=== Material supplied ===
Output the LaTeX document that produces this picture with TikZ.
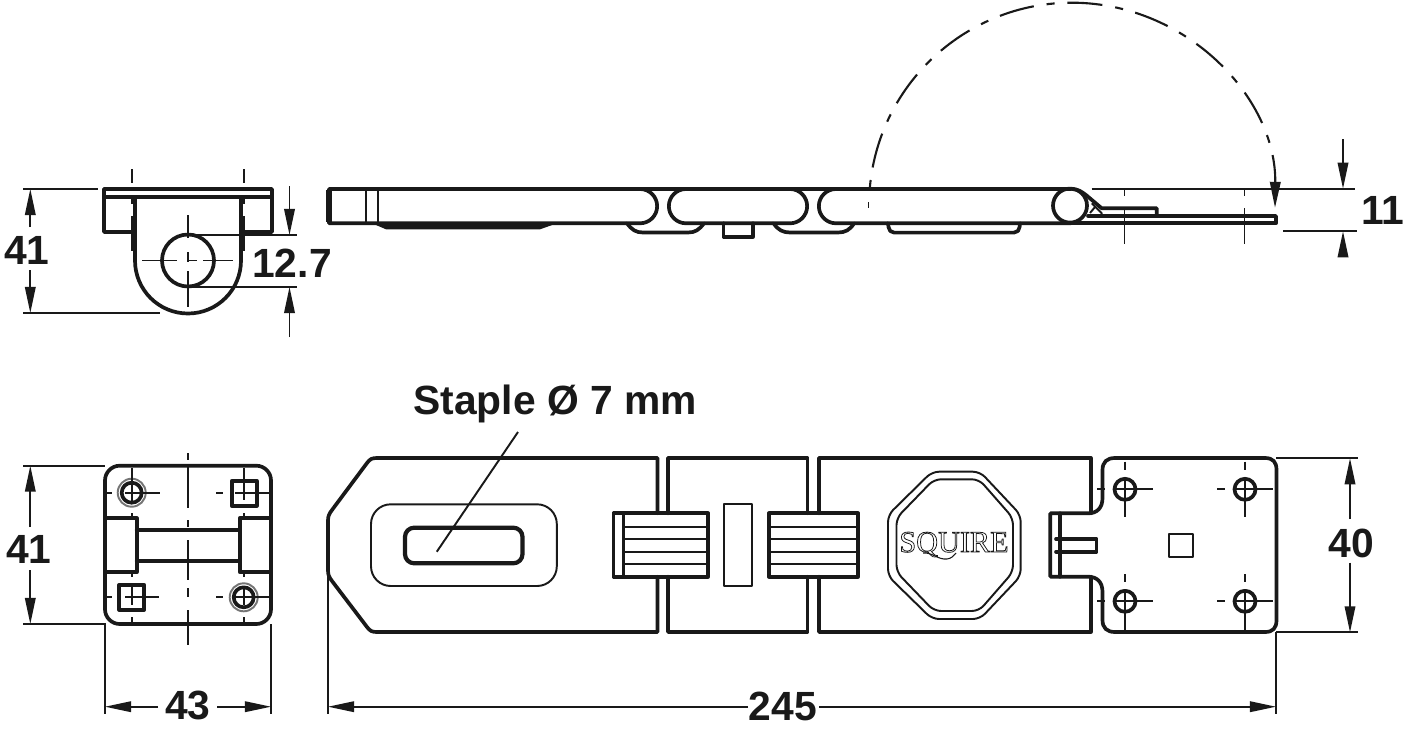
\documentclass[tikz,border=0pt]{standalone}
\usepackage{fontspec}
\setmainfont{Liberation Sans}
\newfontfamily\logofont{Liberation Serif}
\usetikzlibrary{arrows.meta}

\definecolor{inkcol}{gray}{0.1}

\tikzset{
  heavyline/.style={draw=inkcol, line width=1.05pt, line join=round, line cap=round},
  lightline/.style={draw=inkcol, line width=0.55pt, line join=round},
  centreline/.style={draw=inkcol, line width=0.48pt},
  dimline/.style={draw=inkcol, line width=0.48pt},
  dimarrow/.style={dimline, -{Triangle[length=7.4pt,width=3pt]}},
  dimlabel/.style={font=\bfseries\fontsize{11.6}{14}\selectfont, text=inkcol, inner sep=0pt}
}

\begin{document}
\begin{tikzpicture}[x=0.01cm,y=-0.01cm]

\useasboundingbox (0,0) rectangle (1418,730);

% end view, top left
{
\draw[heavyline] (104,189) rectangle (272,197);
\draw[heavyline] (104,197)--(104,232)--(135,232);
\draw[heavyline] (272,197)--(272,232)--(241,232);
\draw[heavyline] (135,197)--(135,260.5) arc[start angle=180,end angle=0,radius=53]--(241,197);
\draw[heavyline] (188,260.5) circle[radius=26];

%centre lines
\draw[centreline] (188,215)--++(0,23) (188,252)--++(0,10) (188,271)--++(0,36);
\draw[centreline] (142,260.5)--++(35,0) (187,260.5)--++(10,0) (203,260.5)--++(30,0);
\draw[centreline] (131.7,169)--++(0,14) (131.7,197)--++(0,7) (131.7,216)--++(0,35);
\draw[centreline] (243.7,169)--++(0,14) (243.7,197)--++(0,7) (243.7,216)--++(0,35);
}

%dimensions of end view
{
\node[dimlabel] (heightEnd) at (27,250) {41};
\draw[dimline] (23,189)--(98,189);
\draw[dimline] (23,313)--(160,313);
\draw[dimarrow] (30.3,227)--(30.3,189);
\draw[dimarrow] (30.3,270)--(30.3,313);

\node[dimlabel] (holeEnd) at (292,263) {12.7};
\draw[dimline] (188,235)--(297,235);
\draw[dimline] (188,287)--(297,287);
\draw[dimarrow] (289.5,186)--(289.5,235);
\draw[dimarrow] (289.5,337)--(289.5,287);
}

% side view, top
{
\draw[heavyline] (1071,189)--(329,189)--(329,223.3)--(640,223.3) arc[start angle=90,end angle=-90,radius=17.15];
\draw[line width=1.5pt, draw=inkcol] (329,190)--(329,222);
\draw[lightline] (366,189)--(366,223.3);
\draw[lightline] (378,189)--(378,223.3);
\fill[inkcol] (372,223.3)--(386,229.3)--(540,229.3)--(557,223.3)--cycle;

%links
\draw[heavyline] (686,189) arc[start angle=-90,end angle=-270,radius=17.15]--(790,223.3) arc[start angle=90,end angle=-90,radius=17.15];
\draw[heavyline] (836,189) arc[start angle=-90,end angle=-270,radius=17.15]--(1071,223.3);

%knuckles under the links
\draw[heavyline] (627,223.3)..controls (632,230) and (636,232.5)..(643,232.5)--(688,232.5)..controls (695,232.5) and (699,230)..(704,223.3);
\draw[heavyline] (773.6,223.3)..controls (778,230) and (783,232.5)..(790,232.5)--(838,232.5)..controls (845,232.5) and (850,230)..(854,223.3);
\draw[heavyline] (723.6,223.3)--(723.6,236.7)--(753,236.7)--(753,223.3);
\draw[heavyline] (888,223.3)--(888.5,227) arc[start angle=180,end angle=90,radius=5.6]--(1014,232.6) arc[start angle=90,end angle=0,radius=5.6]--(1020,223.3);

%hinge and staple plate
\draw[heavyline] (1070,205.6) circle[radius=17];
\draw[heavyline] (1072,189)..controls (1078,189) and (1082,192)..(1086,195)--(1101.7,208.3)--(1156.7,208.3)--(1156.7,216);
\draw[heavyline] (1088,216)--(1276,216)--(1276,223.3)--(1071,223.3);
\draw[lightline] (1091.7,203.3)--(1101.7,213.3)--(1101.7,216);
\draw[lightline] (1090,213)--(1095,207);

%fold arc
\draw[dimarrow, line width=0.6pt, dash pattern=on 2.3pt off 3.6pt on 10pt off 3.7pt] (869.8,188) arc[start angle=185,end angle=360.6,radius=203];
\draw[centreline] (868.5,202)--++(0,6);

%centre lines
\draw[centreline] (1124.6,189)--++(0,7) (1124.6,208)--++(0,36);
\draw[centreline] (1244.6,189)--++(0,7) (1244.6,208)--++(0,36);
}

%dimension of side view
{
\node[dimlabel] (thickSide) at (1383,210) {11};
\draw[dimline] (1091.7,188.7)--(1355,188.7);
\draw[dimline] (1283,231.3)--(1357,231.3);
\draw[dimarrow] (1343,139)--(1343,188.7);
\draw[dimarrow] (1343,252)--(1343,231.3);
}

% base plate, bottom left
{
\draw[heavyline, rounded corners=4.2pt] (105,465.7) rectangle (271,624);
\draw[heavyline] (105,518.3)--(136.7,518.3)--(136.7,572.3)--(105,572.3);
\draw[heavyline] (271,518.3)--(239.7,518.3)--(239.7,572.3)--(271,572.3);
\draw[heavyline] (136.7,530)--(239.7,530);
\draw[heavyline] (136.7,560.7)--(239.7,560.7);

%screw holes and square holes
\draw[heavyline] (131.7,492.7) circle[radius=10];
\draw[lightline, draw=inkcol!60] (131.7,492.7) circle[radius=14];
\draw[heavyline] (243.7,597.3) circle[radius=10];
\draw[lightline, draw=inkcol!60] (243.7,597.3) circle[radius=14];
\draw[heavyline] (231.7,480.7) rectangle (256.7,505.7);
\draw[heavyline] (119.2,584.8) rectangle (144.2,609.8);

%centre lines
\draw[centreline] (188,453)--++(0,7) (188,465)--++(0,43) (188,520)--++(0,7) (188,540)--++(0,40) (188,588)--++(0,9) (188,610)--++(0,35);
\draw[centreline] (131.7,468)--++(0,34) (243.7,468)--++(0,32);
\draw[centreline] (131.7,587)--++(0,18) (131.7,617)--++(0,6) (243.7,587)--++(0,18) (243.7,617)--++(0,6);
\draw[centreline] (131.7,513)--++(0,5) (243.7,513)--++(0,5) (131.7,572)--++(0,5) (243.7,572)--++(0,5);
\draw[centreline] (106,492.7)--(112,492.7) (125,492.7)--(160,492.7);
\draw[centreline] (216,492.7)--(223,492.7) (235,492.7)--(269,492.7);
\draw[centreline] (106,597.3)--(112,597.3) (125,597.3)--(159,597.3);
\draw[centreline] (216,597.3)--(223,597.3) (235,597.3)--(269,597.3);
}

%dimensions of base plate
{
\node[dimlabel] (heightBase) at (29,549) {41};
\draw[dimline] (23,465.7)--(105,465.7);
\draw[dimline] (23,624)--(105,624)--(105,714);
\draw[dimline] (271,624)--(271,714);
\draw[dimarrow] (30.3,527)--(30.3,465.7);
\draw[dimarrow] (30.3,570)--(30.3,624);

\node[dimlabel] (widthBase) at (188,705.5) {43};
\draw[dimarrow] (158,706.7)--(105,706.7);
\draw[dimarrow] (217,706.7)--(271,706.7);
}

% hasp front view, bottom
{
%leaf with staple slot
\draw[heavyline] (657.5,513.3)--(657.5,458)--(377,458)..controls (372,458) and (370,459)..(367,463)--(332,510)..controls (329,514) and (328,516)..(328,521)--(328,570)..controls (328,575) and (329,577)..(332,581)--(367,627)..controls (370,631) and (372,632)..(377,632)--(657.5,632)--(657.5,576.7);
\draw[lightline, rounded corners=5.6pt] (371,504.3) rectangle (556.8,586);
\draw[heavyline, line width=1.2pt, rounded corners=2.6pt] (405,527.7) rectangle (522.5,563.3);

%link in the middle
\draw[heavyline] (668,513.3)--(668,458)--(807.5,458)--(807.5,513.3);
\draw[heavyline] (668,576.7)--(668,632)--(807.5,632)--(807.5,576.7);
\draw[lightline] (724.3,504.3) rectangle (752,586);

%hinge knuckles
\draw[heavyline] (613.6,513.3) rectangle (708,576.7);
\draw[heavyline] (623.6,513.3)--(623.6,576.7);
\draw[lightline] (623.6,526.7)--(708,526.7) (623.6,539)--(708,539) (623.6,551.7)--(708,551.7) (623.6,564)--(708,564);
\draw[heavyline] (769,513.3) rectangle (858,576.7);
\draw[lightline] (769,526.7)--(858,526.7) (769,539)--(858,539) (769,551.7)--(858,551.7) (769,564)--(858,564);

%leaf with octagon
\draw[heavyline] (819,513.3)--(819,458)--(1090.7,458)--(1090.7,513.3);
\draw[heavyline] (819,576.7)--(819,632)--(1090.7,632)--(1090.7,576.7);
\draw[lightline, rounded corners=2pt] (932,471.7)--(980,471.7)--(1020.7,515)--(1020.7,576)--(980,619)--(932,619)--(888,576)--(888,515)--cycle;
\draw[lightline, rounded corners=2pt] (934,479.3)--(979,479.3)--(1013,518)--(1013,572)--(979,611)--(934,611)--(896.5,572)--(896.5,518)--cycle;
\node[inner sep=0pt, text=inkcol] (brand) at (954,544.5) {\logofont\fontsize{8.6}{10}\selectfont\special{pdf:code 1 Tr 0.22 w}SQUIRE\special{pdf:code 0 Tr}};
\draw[centreline, line width=0.3pt] (923,553)..controls (932,552) and (938,560)..(947,559)..controls (951,558.5) and (954,556)..(956,553);

%staple plate
\draw[heavyline] (1050.3,513.3)--(1088,513.3)..controls (1097,513.3) and (1102.5,508)..(1102.5,498)--(1102.5,470)..controls (1102.5,462) and (1107,458)..(1115,458)--(1265,458)..controls (1273,458) and (1276.5,462)..(1276.5,470)--(1276.5,620)..controls (1276.5,628) and (1273,632)..(1265,632)--(1115,632)..controls (1107,632) and (1102.5,628)..(1102.5,620)--(1102.5,592)..controls (1102.5,582) and (1097,576.7)..(1088,576.7)--(1050.3,576.7)--cycle;
\draw[heavyline] (1060,513.3)--(1060,576.7);
\draw[heavyline] (1056,539)--(1096.6,539)--(1096.6,551.7)--(1056,551.7);
\draw[lightline] (1169,533.7) rectangle (1193.4,557.3);
\draw[heavyline] (1125,489.3) circle[radius=10.5];
\draw[heavyline] (1245,489.3) circle[radius=10.5];
\draw[heavyline] (1125,601.3) circle[radius=10.5];
\draw[heavyline] (1245,601.3) circle[radius=10.5];

%centre lines
\draw[centreline] (1125,461.7)--++(0,8) (1125,478)--++(0,39) (1245,461.7)--++(0,8) (1245,478)--++(0,39);
\draw[centreline] (1125,574)--++(0,8) (1125,590.7)--++(0,39) (1245,574)--++(0,8) (1245,590.7)--++(0,39);
\draw[centreline] (1097,489.3)--(1105,489.3) (1114,489.3)--(1153,489.3) (1217,489.3)--(1225,489.3) (1234,489.3)--(1273,489.3);
\draw[centreline] (1097,601.3)--(1105,601.3) (1114,601.3)--(1153,601.3) (1217,601.3)--(1225,601.3) (1234,601.3)--(1273,601.3);
}

%dimensions of front view
{
\node[dimlabel, anchor=base] (stapleLabel) at (555,414) {Staple Ø 7 mm};
\draw[dimline, line width=0.55pt] (518,432)--(436.8,551.7);

\node[dimlabel] (widthPlate) at (1351,543) {40};
\draw[dimline] (1276,458.3)--(1358,458.3);
\draw[dimline] (1276,632.3)--(1358,632.3);
\draw[dimarrow] (1350,519)--(1350,458.3);
\draw[dimarrow] (1350,562.7)--(1350,632.3);

\node[dimlabel] (lengthAll) at (783,706) {245};
\draw[dimline] (328,572)--(328,714);
\draw[dimline] (1276,632.3)--(1276,714);
\draw[dimarrow] (748,706.7)--(328,706.7);
\draw[dimarrow] (819,706.7)--(1276,706.7);
}

\end{tikzpicture}
\end{document}
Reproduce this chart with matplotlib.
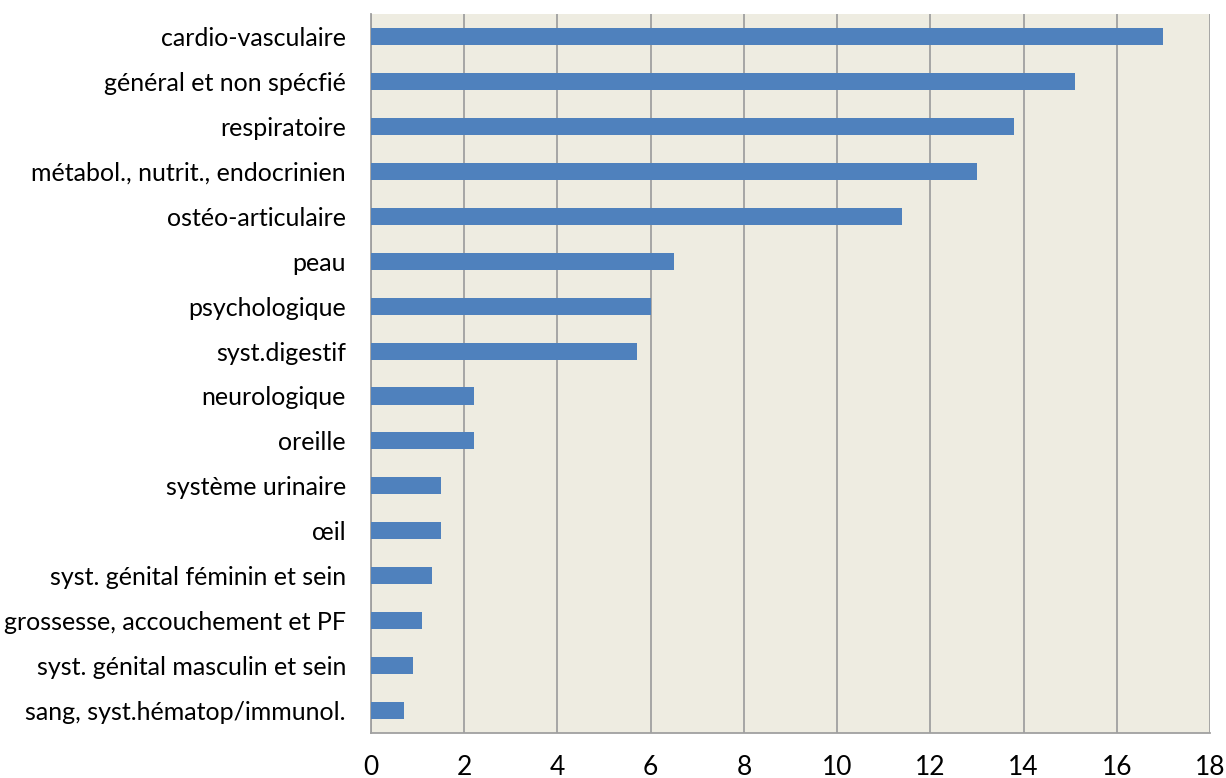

=== What you should do ===
Pick out the lines above containing the word "this", then copy them.

=== Finished task ===
Output the LaTeX document that produces this picture with TikZ.
Reproduce this chart with matplotlib.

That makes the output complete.